Legal uncertainties also cloud India’s decision. Under the Vienna Convention on the Law of Treaties (1969), “changed circumstances” are not generally accepted as valid grounds for unilaterally terminating or suspending a treaty. The 1984 International Court of Justice case between Nicaragua and the United States reinforced this principle. India’s reliance on factors such as terrorism, demographic shifts, and climate change to justify suspension could therefore face stiff international legal challenges.
Meanwhile, on the ground, the human cost of dam-building is already evident.
In the picturesque Gurez Valley of Kashmir, nearly 300 families of the Dard-Shina tribe were displaced during the construction of the 330-MW Kishanganga project. While compensation levels were higher for them compared to Kashmiri farmers across the mountains, the reason given was telling: authorities admitted that the Dard-Shina people were losing not just land, but their ancient culture and way of life. Today, many live anonymously in the bustle of Srinagar city, their unique identity slowly eroding.
Adding to the concerns is the lack of transparency.
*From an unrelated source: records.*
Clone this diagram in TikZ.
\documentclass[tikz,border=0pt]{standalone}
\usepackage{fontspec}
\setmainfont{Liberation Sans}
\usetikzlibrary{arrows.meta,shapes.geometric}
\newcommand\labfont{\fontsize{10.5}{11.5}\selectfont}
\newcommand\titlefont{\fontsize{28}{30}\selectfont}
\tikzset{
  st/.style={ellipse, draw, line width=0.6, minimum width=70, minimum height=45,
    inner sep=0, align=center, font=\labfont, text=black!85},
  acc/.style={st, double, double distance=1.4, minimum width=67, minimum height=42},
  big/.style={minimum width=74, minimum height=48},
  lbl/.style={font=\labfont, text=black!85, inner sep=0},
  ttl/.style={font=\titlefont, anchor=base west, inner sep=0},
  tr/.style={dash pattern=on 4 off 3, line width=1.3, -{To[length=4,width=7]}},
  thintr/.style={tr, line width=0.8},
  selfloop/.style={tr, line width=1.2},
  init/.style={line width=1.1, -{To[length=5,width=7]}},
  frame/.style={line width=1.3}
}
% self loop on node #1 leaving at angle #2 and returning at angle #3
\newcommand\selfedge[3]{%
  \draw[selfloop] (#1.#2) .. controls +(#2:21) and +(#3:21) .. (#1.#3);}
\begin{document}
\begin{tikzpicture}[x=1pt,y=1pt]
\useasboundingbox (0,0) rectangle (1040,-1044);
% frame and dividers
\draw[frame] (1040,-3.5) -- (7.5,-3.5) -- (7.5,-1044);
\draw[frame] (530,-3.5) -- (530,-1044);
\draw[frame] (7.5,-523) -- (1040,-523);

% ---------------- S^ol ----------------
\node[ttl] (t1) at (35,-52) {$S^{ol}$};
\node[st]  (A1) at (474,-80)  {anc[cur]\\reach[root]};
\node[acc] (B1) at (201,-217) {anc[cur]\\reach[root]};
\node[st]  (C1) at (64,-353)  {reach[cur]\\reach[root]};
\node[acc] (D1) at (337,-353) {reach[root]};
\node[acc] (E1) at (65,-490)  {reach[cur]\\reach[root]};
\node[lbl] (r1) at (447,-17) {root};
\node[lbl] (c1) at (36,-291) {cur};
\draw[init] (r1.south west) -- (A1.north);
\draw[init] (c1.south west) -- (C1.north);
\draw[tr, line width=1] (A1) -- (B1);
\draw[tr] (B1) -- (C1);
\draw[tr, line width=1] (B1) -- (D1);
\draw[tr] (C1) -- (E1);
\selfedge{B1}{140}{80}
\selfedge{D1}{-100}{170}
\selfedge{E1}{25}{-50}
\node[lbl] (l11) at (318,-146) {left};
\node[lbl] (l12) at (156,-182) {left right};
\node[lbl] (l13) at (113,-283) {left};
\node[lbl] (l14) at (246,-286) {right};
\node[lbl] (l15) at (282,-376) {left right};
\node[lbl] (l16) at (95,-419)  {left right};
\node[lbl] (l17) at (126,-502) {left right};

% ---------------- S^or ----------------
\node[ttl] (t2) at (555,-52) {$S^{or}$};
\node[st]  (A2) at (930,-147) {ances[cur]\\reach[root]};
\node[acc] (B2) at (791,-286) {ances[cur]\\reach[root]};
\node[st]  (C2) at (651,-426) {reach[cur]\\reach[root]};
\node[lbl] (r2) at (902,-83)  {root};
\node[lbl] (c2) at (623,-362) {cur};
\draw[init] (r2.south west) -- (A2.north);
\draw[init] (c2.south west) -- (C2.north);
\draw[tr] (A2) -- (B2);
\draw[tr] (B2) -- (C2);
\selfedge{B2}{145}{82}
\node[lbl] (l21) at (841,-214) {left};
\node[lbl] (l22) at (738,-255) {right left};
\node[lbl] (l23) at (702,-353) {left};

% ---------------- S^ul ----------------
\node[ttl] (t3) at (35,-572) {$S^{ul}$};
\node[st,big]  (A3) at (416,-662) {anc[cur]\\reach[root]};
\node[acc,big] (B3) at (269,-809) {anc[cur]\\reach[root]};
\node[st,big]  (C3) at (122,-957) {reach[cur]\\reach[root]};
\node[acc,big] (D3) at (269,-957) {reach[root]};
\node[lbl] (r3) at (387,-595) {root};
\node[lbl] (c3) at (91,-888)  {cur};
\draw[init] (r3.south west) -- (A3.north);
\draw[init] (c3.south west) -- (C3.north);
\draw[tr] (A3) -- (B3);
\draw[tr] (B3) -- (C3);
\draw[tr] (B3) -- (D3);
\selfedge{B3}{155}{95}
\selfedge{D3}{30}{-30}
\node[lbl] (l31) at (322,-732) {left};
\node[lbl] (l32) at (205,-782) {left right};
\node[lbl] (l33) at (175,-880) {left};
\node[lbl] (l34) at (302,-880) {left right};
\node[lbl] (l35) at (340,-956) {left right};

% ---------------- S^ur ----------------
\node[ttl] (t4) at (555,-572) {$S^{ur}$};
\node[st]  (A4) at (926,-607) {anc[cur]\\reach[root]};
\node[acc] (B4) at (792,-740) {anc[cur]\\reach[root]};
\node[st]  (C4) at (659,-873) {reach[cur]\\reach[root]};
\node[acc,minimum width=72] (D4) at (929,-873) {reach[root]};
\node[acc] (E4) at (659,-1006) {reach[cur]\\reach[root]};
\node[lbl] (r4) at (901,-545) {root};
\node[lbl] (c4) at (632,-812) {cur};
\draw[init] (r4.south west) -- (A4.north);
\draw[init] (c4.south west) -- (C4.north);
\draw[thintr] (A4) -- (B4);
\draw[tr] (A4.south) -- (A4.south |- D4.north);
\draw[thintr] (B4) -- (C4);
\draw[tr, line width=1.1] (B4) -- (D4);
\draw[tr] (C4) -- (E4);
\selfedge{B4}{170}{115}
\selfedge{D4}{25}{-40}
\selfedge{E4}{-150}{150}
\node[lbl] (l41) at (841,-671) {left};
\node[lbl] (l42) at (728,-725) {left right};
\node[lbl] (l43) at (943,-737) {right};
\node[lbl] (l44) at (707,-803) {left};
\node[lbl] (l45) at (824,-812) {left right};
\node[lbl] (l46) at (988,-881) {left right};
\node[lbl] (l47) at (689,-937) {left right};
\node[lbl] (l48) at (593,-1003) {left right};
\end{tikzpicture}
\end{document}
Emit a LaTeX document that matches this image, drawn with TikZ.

For instance, officials from India’s National Hydroelectric Power Corporation (NHPC) kept the voluminous environmental impact assessment for the Kishanganga project hidden, even from the local state government.
With monsoon flows now uncoordinated, dam construction moving at breakneck speed, and mutual distrust at an all-time high, both India and Pakistan risk plunging into an era where water becomes not a shared resource, but a weapon of war.
The rivers of the Indus basin continue to flow—for now. But the dialogue they once symbolised hangs precariously in the balance.